When C was 16, about to begin the last two years of high school, his family moved to New York for his father’s work. “Living in New York was great and I really enjoyed meeting new people, but it was obvious to me where my home was.” When he turned 18, despite his family staying in New York, C returned to Israel to enlist as a lone soldier.

“I would have been happy serving anywhere in the army as long as I was doing my best,” C says. “I was asked if I wanted to try out to be a pilot and thought why not give it a shot.” Passing psychometric and physical tests,  was admitted to the flight academy and began an intensive three years of training.

Lieutenant C reads Abremik’s poem every time he flies

“The army needs people everywhere in so many different units,” he reasoned, “It was only after reading Abramek Koplowicz’s poem that I felt the magnitude of why and how I was serving Israel. As I read this boy’s dream about flying, I could see a reflection of myself in the uniform of the air force academy.”

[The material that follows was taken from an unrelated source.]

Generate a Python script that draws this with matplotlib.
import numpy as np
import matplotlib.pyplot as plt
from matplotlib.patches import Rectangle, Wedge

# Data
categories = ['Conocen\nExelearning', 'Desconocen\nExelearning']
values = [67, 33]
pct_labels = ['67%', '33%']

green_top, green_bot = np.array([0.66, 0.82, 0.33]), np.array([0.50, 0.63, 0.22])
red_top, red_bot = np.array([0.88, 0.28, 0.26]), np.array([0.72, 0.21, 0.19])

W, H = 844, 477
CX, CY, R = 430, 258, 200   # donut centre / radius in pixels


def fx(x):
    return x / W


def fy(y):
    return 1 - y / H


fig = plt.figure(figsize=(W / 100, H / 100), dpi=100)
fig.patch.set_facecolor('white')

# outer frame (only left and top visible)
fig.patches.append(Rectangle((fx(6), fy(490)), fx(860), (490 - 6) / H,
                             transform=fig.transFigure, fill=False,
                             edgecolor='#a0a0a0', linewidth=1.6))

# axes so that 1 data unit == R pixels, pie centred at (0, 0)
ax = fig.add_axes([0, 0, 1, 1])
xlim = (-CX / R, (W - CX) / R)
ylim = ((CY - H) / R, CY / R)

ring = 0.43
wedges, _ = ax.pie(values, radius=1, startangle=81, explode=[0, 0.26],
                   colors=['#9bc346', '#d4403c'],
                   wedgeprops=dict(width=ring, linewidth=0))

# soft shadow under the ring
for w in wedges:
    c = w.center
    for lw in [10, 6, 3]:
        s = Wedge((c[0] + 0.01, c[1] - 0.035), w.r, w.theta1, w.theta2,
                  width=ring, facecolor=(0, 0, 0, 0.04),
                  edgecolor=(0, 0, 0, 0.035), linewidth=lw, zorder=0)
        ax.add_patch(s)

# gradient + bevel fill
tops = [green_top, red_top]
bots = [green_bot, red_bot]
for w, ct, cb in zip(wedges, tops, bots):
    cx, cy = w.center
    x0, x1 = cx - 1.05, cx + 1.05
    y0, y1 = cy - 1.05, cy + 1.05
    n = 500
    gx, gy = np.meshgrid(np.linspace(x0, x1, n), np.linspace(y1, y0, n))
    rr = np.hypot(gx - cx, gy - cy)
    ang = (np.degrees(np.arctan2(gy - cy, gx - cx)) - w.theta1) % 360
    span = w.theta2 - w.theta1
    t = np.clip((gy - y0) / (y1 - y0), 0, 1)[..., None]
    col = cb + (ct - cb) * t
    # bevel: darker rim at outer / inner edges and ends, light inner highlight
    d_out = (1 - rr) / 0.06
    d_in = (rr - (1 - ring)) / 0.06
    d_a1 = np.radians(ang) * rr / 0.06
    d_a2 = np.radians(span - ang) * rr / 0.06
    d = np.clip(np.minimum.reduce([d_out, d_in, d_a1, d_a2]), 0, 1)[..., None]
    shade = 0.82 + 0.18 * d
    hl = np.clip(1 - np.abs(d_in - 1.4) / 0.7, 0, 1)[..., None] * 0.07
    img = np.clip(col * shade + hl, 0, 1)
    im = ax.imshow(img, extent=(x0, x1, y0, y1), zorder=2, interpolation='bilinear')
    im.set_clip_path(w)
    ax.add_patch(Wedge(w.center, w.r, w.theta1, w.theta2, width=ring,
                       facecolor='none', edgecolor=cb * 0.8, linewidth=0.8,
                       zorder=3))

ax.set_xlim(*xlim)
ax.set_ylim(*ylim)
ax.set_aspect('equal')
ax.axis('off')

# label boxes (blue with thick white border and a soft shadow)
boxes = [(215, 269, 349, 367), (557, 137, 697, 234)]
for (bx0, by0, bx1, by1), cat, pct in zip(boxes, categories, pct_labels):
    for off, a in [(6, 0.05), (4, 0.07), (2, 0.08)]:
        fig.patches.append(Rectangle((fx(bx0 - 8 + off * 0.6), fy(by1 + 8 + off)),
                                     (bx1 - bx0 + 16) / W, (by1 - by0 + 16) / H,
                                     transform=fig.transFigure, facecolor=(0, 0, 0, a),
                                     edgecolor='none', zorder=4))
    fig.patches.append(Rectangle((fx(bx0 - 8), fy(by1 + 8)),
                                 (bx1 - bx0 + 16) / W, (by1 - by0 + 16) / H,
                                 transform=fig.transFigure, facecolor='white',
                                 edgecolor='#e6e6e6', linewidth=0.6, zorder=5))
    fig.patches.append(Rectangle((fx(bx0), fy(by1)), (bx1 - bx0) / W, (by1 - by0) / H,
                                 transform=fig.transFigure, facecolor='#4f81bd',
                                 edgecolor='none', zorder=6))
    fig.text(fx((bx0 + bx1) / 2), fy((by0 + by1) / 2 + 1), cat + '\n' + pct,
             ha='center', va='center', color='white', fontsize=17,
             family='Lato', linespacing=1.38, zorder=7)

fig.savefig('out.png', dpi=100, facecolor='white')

Along with the other air force cadets, C had taken a week out of combat training for a weeklong IDF educational seminar. One of the days included a trip to Yad Vashem.

“I don’t know how long I stood there reading it but I was literally shaking and weeping as I realized I was living out his dream. I couldn’t speak.”

C is pictured among Israel’s newest class of pilots, who will serve the Jewish People from the skies for the next 7 years.

“In the air force, the planes are named after birds. So when I read those words 'I’ll sit in a bird with an engine,' I felt even more connected to this little boy’s dream. He wrote down the poem and memorized it. “When I first began flight training, I said over the poem before takeoff and every time since I have stepped inside a cockpit to fly. It reminds me that I am living his dream every time I fly.”

A phone call from Abremik’s family

As part of his training, cadets were asked to write about something meaningful to them. C wrote about the poem and what it meant to him. His words were later published on the official website of the IDF.

Lolek donates (left) his half-brother's poems to Yad Vashem in 1995, in the presence of Israel’s then President Ezer Weizman (right) and Yad Vashem president Avner Shalev (center)

After the article was published, C received a phone call from Adam Grunfeld, the son of 96-year-old Lolek Grunfeld, Abremik Koplewicz’s half-brother. “Adam explained how Lolek had spent much of his life educating about Abramek and his writing, ensuring his memory stayed alive.”

He explained that when the Koplowicz family had been deported from Lodz to Auschwitz in 1944, Abremek’s mother Yocheved Gittel had been sent to the gas chambers straight away while he and his father were sent to to forced labor. Mendel would leave his son in the barracks in order to protect him from the ordeal, but one day he returned and his son was gone. The Nazis sent all those inside to their death.

Mendel survived the Holocaust and later moved to Israel where he published his son's writing, eight poems in total. After Mendel’s passing in 1983, the task of preserving Abramek’s memory passed to Lolek, who officially presented Abremek’s notebook to Yad Vashem in 1995, where it has been displayed since.

“It was the most incredible phone call and a feeling of being so connected. Adam wanted me to know how much it meant to his father that I had helped preserve Abramek’s words.”

Perhaps sensing his brother’s dream has finally been given its wings, Lolek passed away two months after C graduated.

“I hope very much to be able to meet Adam and the other members of Lolek’s family very soon.”